New mesoscopic approach to crystal plasticity

We discuss a novel mesoscopic tensorial model (MTM) of crystal plasticity which allows one to capture in a geometrically precise way the role of crystallographically-specific lattice invariant shears. It represents a crystal as a collection of deforming elastic elements whose nonlinear elastic response is governed by globally periodic potential defined in the space of metric tensors. The ensuing Landau-type model with infinite number of equivalent energy wells effectively views a plastically deformed crystal as a mixtures of equivalent “phases”. Plastic yield is interpreted as an escape from the reference energy well, and plastic ‘‘mechanisms’’ are linked to low-barrier valleys of the energy landscape. Rate-independent dissipation emerges due to the well-switching events describing elementary plastic slips. While the MTM approach is formulated in terms of macroscopically measurable quantities (stress and strain), it can handle the short range interactions, involved in the dislocation nucleation and in the interaction of dislocations with various obstacles, without introducing ad-hoc relations. In contrast to physical experiments, the MTM modeling allows one to track the deformation history of individual elastic elements. Using this capability of MTM, we were able to trace how  various  microtwin laminates  self-organize to present themselves macroscopically as pseudorigid rotations.

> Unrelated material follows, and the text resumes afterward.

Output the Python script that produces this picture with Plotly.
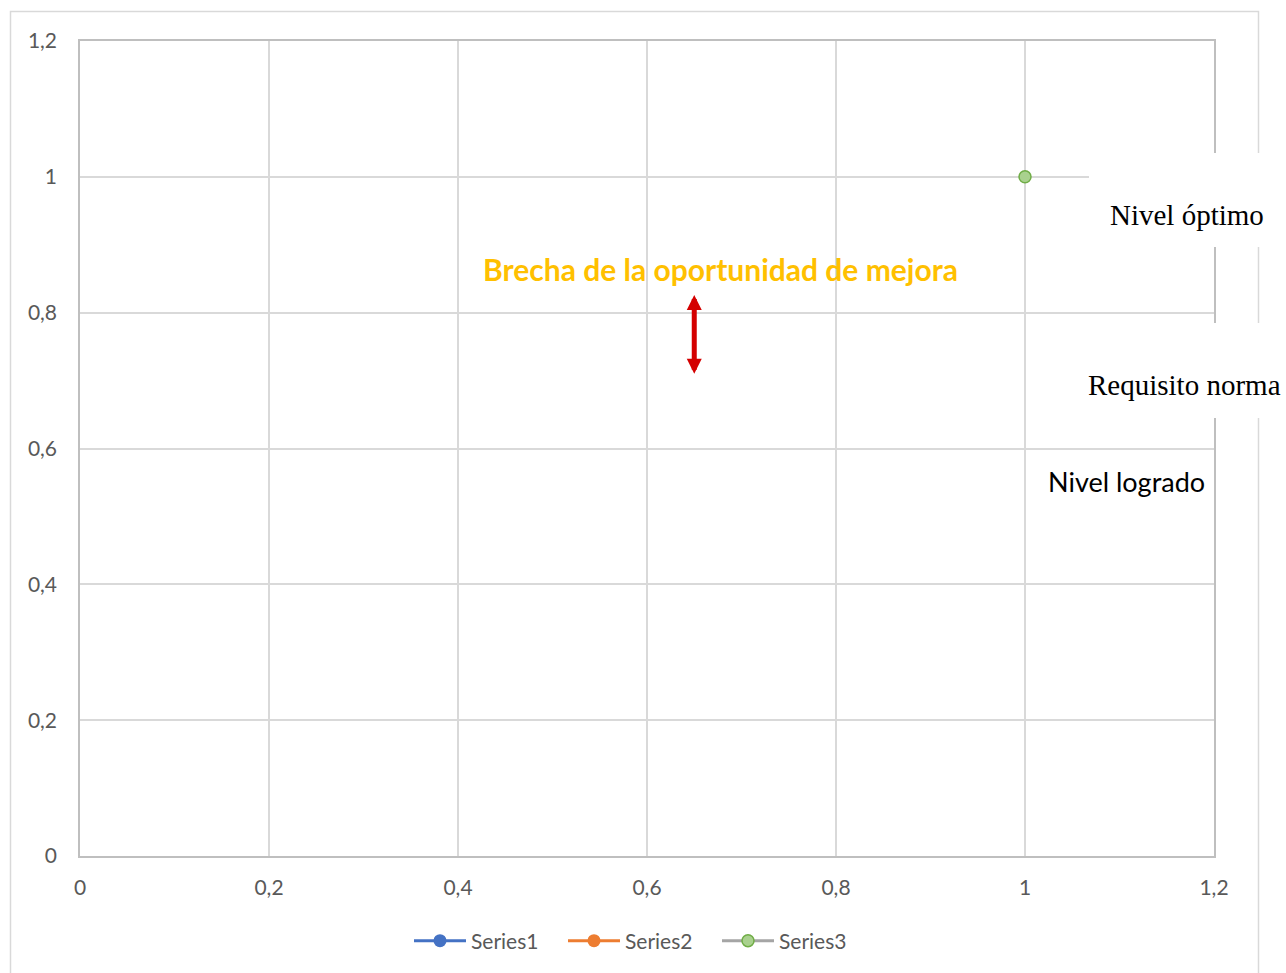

The dissipative, dislocation-mediated nature of such self-organization suggests that at least some of the macroscale textures, sometimes naively associated with purely elastic or even rigid rotations, have their origin in collective motion of dislocations.  The quantitative statistical analysis of the emerging spatial correlations suggests that the underlying process of dislocational self-organization  resembles fluid turbulence.